Neben der Liste der geretteten Juden hat das Generalarchiv der Verwaltung einen Bericht der slowakischen Juden Alfred Wetzler und Rudolf Vrba zur Verfügung gestellt, die am 7. April 1944 aus Auschwitz geflohen waren, nachdem sie fast zwei Jahre in Gefangenschaft verbracht hatten.

Der Bericht, der in Sanz Briz abgegeben und später nach Madrid geschickt wurde, enthält eine Skizze des Konzentrationslagers. Er wurde zu einem der wichtigsten Beweise, die bei den Nürnberger Prozessen 1945 vorgelegt wurden.

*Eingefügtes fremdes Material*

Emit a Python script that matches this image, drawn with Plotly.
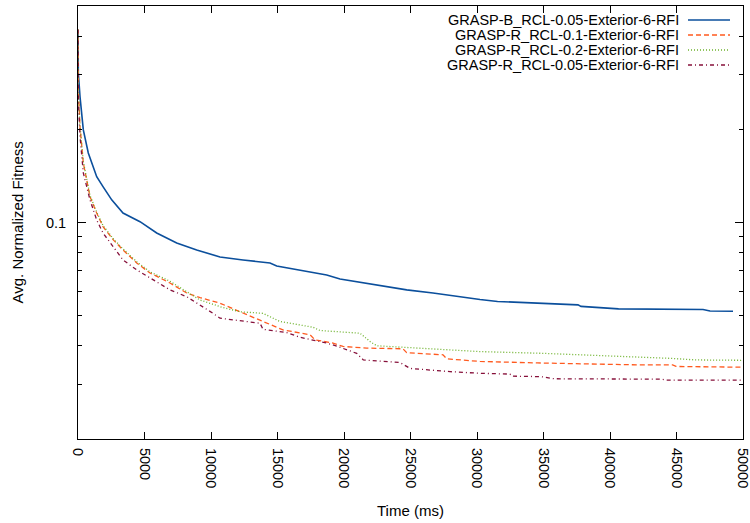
import plotly.graph_objects as go

# ---------------- data ----------------
series_names = [
    "GRASP-B_RCL-0.05-Exterior-6-RFI",
    "GRASP-R_RCL-0.1-Exterior-6-RFI",
    "GRASP-R_RCL-0.2-Exterior-6-RFI",
    "GRASP-R_RCL-0.05-Exterior-6-RFI",
]

b_t = [0, 23, 150, 278, 399, 774, 1406, 1880, 2534, 3384, 4662, 5917, 7421, 8925,
       10677, 12407, 14437, 14940, 16692, 18700, 19700, 22707, 24715, 26692, 28722,
       30226, 31544, 34813, 37595, 37820, 40640, 46994, 47520, 49250]
b_v = [0.418, 0.304, 0.255, 0.2196, 0.199, 0.1677, 0.1406, 0.1305, 0.1183, 0.1073,
       0.1006, 0.0925, 0.0859, 0.0815, 0.0774, 0.0757, 0.074, 0.0724, 0.0703, 0.0677,
       0.0657, 0.0624, 0.0606, 0.0592, 0.0575, 0.0564, 0.0556, 0.0548, 0.0542, 0.0536,
       0.0526, 0.0524, 0.0518, 0.0517]

r1_t = [0, 25, 150, 278, 399, 654, 902, 1406, 1880, 2654, 3384, 4414, 5414, 6917,
        8173, 9173, 10677, 12181, 13910, 15414, 17444, 17820, 19173, 19925, 21707,
        24437, 24715, 27444, 27722, 30226, 34542, 38610, 42166, 44708, 44963, 50000]
r1_v = [0.42, 0.27, 0.204, 0.1757, 0.1556, 0.1372, 0.1212, 0.1073, 0.097, 0.0879,
        0.0815, 0.074, 0.0687, 0.0638, 0.0592, 0.0572, 0.0549, 0.0515, 0.0479, 0.045,
        0.0434, 0.0418, 0.0408, 0.0398, 0.0393, 0.0391, 0.038, 0.0374, 0.0363, 0.0356,
        0.0352, 0.0349, 0.0347, 0.0347, 0.0343, 0.0341]

r2_t = [0, 25, 150, 278, 399, 654, 902, 1406, 1880, 2654, 3384, 4414, 5414, 6917,
        8173, 9173, 10677, 12181, 13910, 15188, 17670, 18196, 21204, 21956, 22459,
        25467, 30226, 35038, 38610, 41911, 44708, 46468, 50000]
r2_v = [0.42, 0.27, 0.205, 0.177, 0.157, 0.1385, 0.1222, 0.108, 0.0978, 0.0886,
        0.0822, 0.0747, 0.0693, 0.0646, 0.0598, 0.0562, 0.0535, 0.0515, 0.0509, 0.0479,
        0.0459, 0.0448, 0.0439, 0.0413, 0.04, 0.0394, 0.0383, 0.0378, 0.0373, 0.0368,
        0.0364, 0.036, 0.0359]

r3_t = [0, 25, 150, 278, 399, 902, 1406, 1880, 2654, 3384, 4414, 5414, 6917, 8173,
        9173, 10150, 10677, 12181, 13684, 13910, 15692, 16692, 18700, 19452, 20956,
        21452, 24211, 24963, 27970, 30226, 32482, 32632, 34813, 35791, 43911, 44211, 50000]
r3_v = [0.42, 0.25, 0.19, 0.165, 0.1445, 0.1183, 0.1019, 0.0925, 0.0836, 0.0757,
        0.0703, 0.0662, 0.0606, 0.0576, 0.0542, 0.0509, 0.0491, 0.0482, 0.0473, 0.0452,
        0.0441, 0.0426, 0.0408, 0.0399, 0.0378, 0.036, 0.0353, 0.0338, 0.033, 0.0326,
        0.0324, 0.0319, 0.0318, 0.0313, 0.0312, 0.031, 0.031]

x_ticks = [0, 5000, 10000, 15000, 20000, 25000, 30000, 35000, 40000, 45000, 50000]
x_tick_labels = [str(v) for v in x_ticks]
y_major = [0.1]
y_major_labels = ["0.1"]
y_minor = [0.03, 0.04, 0.05, 0.06, 0.07, 0.08, 0.09, 0.2, 0.3, 0.4]

# ---------------- styling ----------------
colors = ["#0b4f9c", "#ff5a1f", "#6cb12a", "#86103a"]
dashes = ["solid", "5px,3px", "1px,2px", "4px,3px,1px,3px"]
widths = [1.6, 1.3, 1.3, 1.3]
FONT = "Liberation Sans, Arial, sans-serif"

fig = go.Figure()
for name, t, v, c, d, w in zip(series_names, [b_t, r1_t, r2_t, r3_t],
                               [b_v, r1_v, r2_v, r3_v], colors, dashes, widths):
    fig.add_trace(go.Scatter(x=t, y=v, mode="lines", name=name,
                             line=dict(color=c, dash=d, width=w),
                             showlegend=False, cliponaxis=True))

axis_common = dict(showline=True, linecolor="black", linewidth=1, mirror="ticks",
                   ticks="inside", tickcolor="black", tickwidth=1, showgrid=False,
                   zeroline=False, automargin=False, ticklabeloverflow="allow",
                   tickfont=dict(family=FONT, size=14.5, color="black"))

fig.update_xaxes(range=[0, 50000], tickmode="array", tickvals=x_ticks,
                 ticktext=x_tick_labels, ticklen=7, tickangle=90,
                 ticklabelstandoff=5, **axis_common)
fig.update_yaxes(type="log", range=[-1.69897, -0.30103], tickmode="array",
                 tickvals=y_major, ticktext=y_major_labels, ticklen=8,
                 ticklabelstandoff=8,
                 minor=dict(tickmode="array", tickvals=y_minor, ticks="inside",
                            ticklen=4, tickcolor="black", tickwidth=1, showgrid=False),
                 **axis_common)

annotations = [
    dict(text="Time (ms)", xref="paper", yref="paper", x=0.5, y=-0.164,
         xanchor="center", yanchor="middle", showarrow=False,
         font=dict(family=FONT, size=15, color="black")),
    dict(text="Avg. Normalized Fitness", xref="paper", yref="paper", x=-0.0917, y=0.5,
         xanchor="center", yanchor="middle", textangle=-90, showarrow=False,
         font=dict(family=FONT, size=15, color="black")),
]
shapes = []
row_y = [0.9677, 0.933, 0.8984, 0.8637]
for name, c, d, w, ry in zip(series_names, colors, dashes, widths, row_y):
    annotations.append(dict(text=name, xref="paper", yref="paper", x=0.9068, y=ry,
                            xanchor="right", yanchor="middle", showarrow=False,
                            font=dict(family=FONT, size=14.5, color="black")))
    shapes.append(dict(type="line", xref="paper", yref="paper", x0=0.9173, x1=0.9805,
                       y0=ry, y1=ry, line=dict(color=c, dash=d, width=w)))

fig.update_layout(width=750, height=523, margin=dict(l=78, r=7, t=6, b=84),
                  plot_bgcolor="white", paper_bgcolor="white",
                  annotations=annotations, shapes=shapes, showlegend=False,
                  font=dict(family=FONT, color="black"))

fig.write_html("out.html", config={"displayModeBar": False},
               post_script="document.body.style.margin='0';document.body.style.overflow='hidden';")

Nach dem Ende des Zweiten Weltkriegs nahm Sanz Briz seine diplomatische Laufbahn wieder auf. Nachdem er 1960 seinen Posten in Ungarn verlassen hatte, wurde er zum Botschafter in Guatemala ernannt.

Im Jahr 1962 wurde er zum Generalkonsul in New York ernannt. Später wurde er Botschafter Spaniens beim Heiligen Stuhl und starb am 11. Juni 1980 während seiner diplomatischen Tätigkeit in Rom.

Ungarn, dessen Juden Sanz Briz half, hat ihn bereits früher geehrt. Im Jahr 1994 wurde ihm der Verdienstorden der Republik Ungarn verliehen, und 2015 wurde eine Budapester Straße nach ihm benannt.

Das Centro Sefarad-Israel hat eine E-Mail-Adresse eingerichtet, unter der sich jeder melden kann, der seinen Namen oder den eines Familienmitglieds auf den Listen von Sanz Briz wiedererkennt.